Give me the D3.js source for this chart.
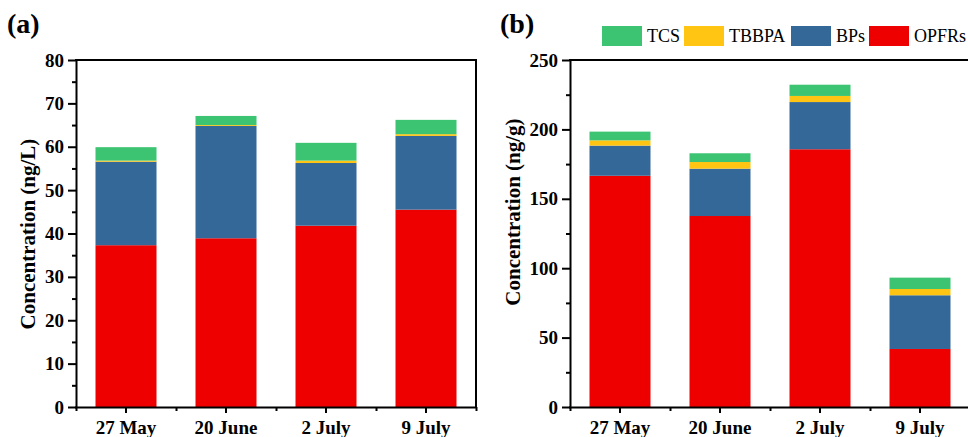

* * *

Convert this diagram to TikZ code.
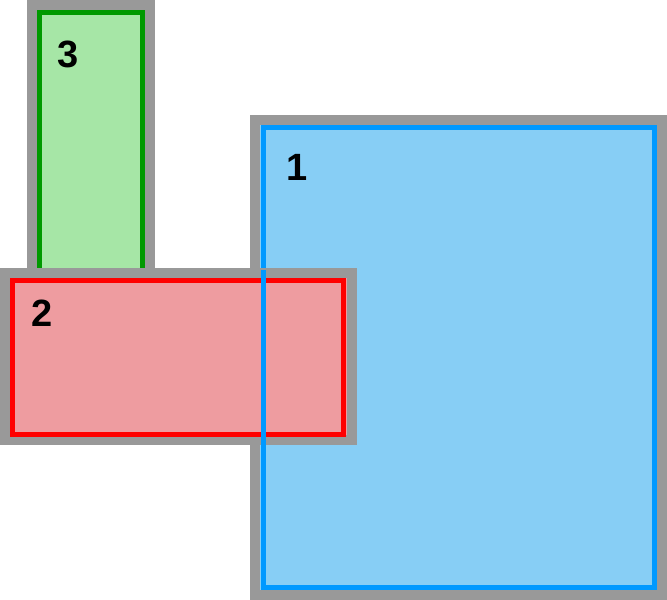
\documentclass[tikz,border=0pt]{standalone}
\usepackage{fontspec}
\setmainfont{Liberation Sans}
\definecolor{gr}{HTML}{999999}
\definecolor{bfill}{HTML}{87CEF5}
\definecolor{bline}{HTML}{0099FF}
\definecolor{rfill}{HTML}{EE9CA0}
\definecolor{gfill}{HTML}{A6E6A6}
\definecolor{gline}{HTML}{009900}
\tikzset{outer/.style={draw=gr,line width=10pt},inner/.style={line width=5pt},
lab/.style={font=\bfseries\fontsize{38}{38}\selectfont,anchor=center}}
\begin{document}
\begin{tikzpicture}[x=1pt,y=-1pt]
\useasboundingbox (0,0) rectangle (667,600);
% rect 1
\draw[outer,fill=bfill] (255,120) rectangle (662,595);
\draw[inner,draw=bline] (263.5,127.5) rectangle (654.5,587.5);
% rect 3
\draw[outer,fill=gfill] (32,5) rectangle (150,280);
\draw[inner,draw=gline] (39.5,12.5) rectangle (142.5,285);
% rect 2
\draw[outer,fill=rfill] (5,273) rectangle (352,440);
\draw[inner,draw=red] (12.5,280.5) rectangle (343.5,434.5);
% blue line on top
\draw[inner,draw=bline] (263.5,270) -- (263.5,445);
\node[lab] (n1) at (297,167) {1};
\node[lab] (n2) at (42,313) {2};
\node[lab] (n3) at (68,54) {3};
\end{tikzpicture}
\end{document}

---

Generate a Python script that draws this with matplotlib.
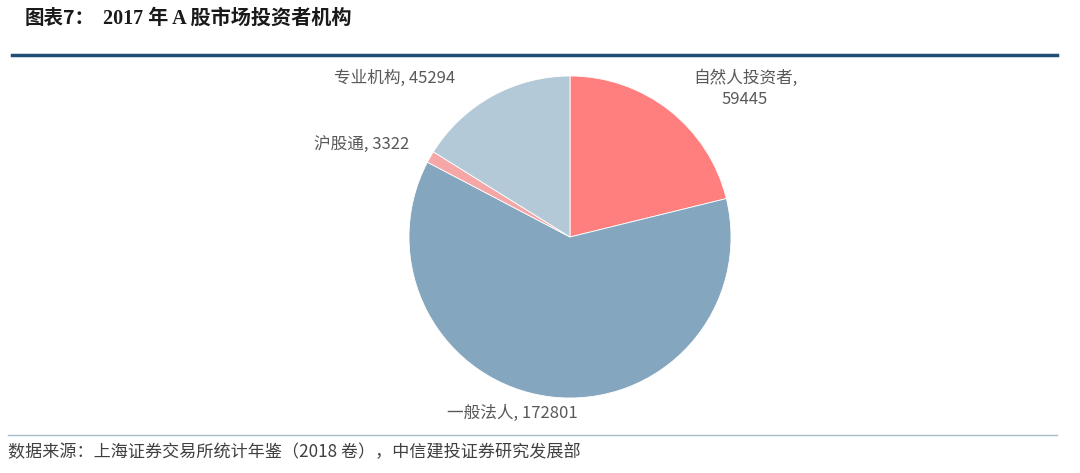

> **EXERCISE DIRECTIONS**
Return every line of the preceding records in which the word "this" appears.

> **THE OUTPUT**
Give me the D3.js source for this chart.
Convert this diagram to TikZ code.
Generate a Python script that draws this with matplotlib.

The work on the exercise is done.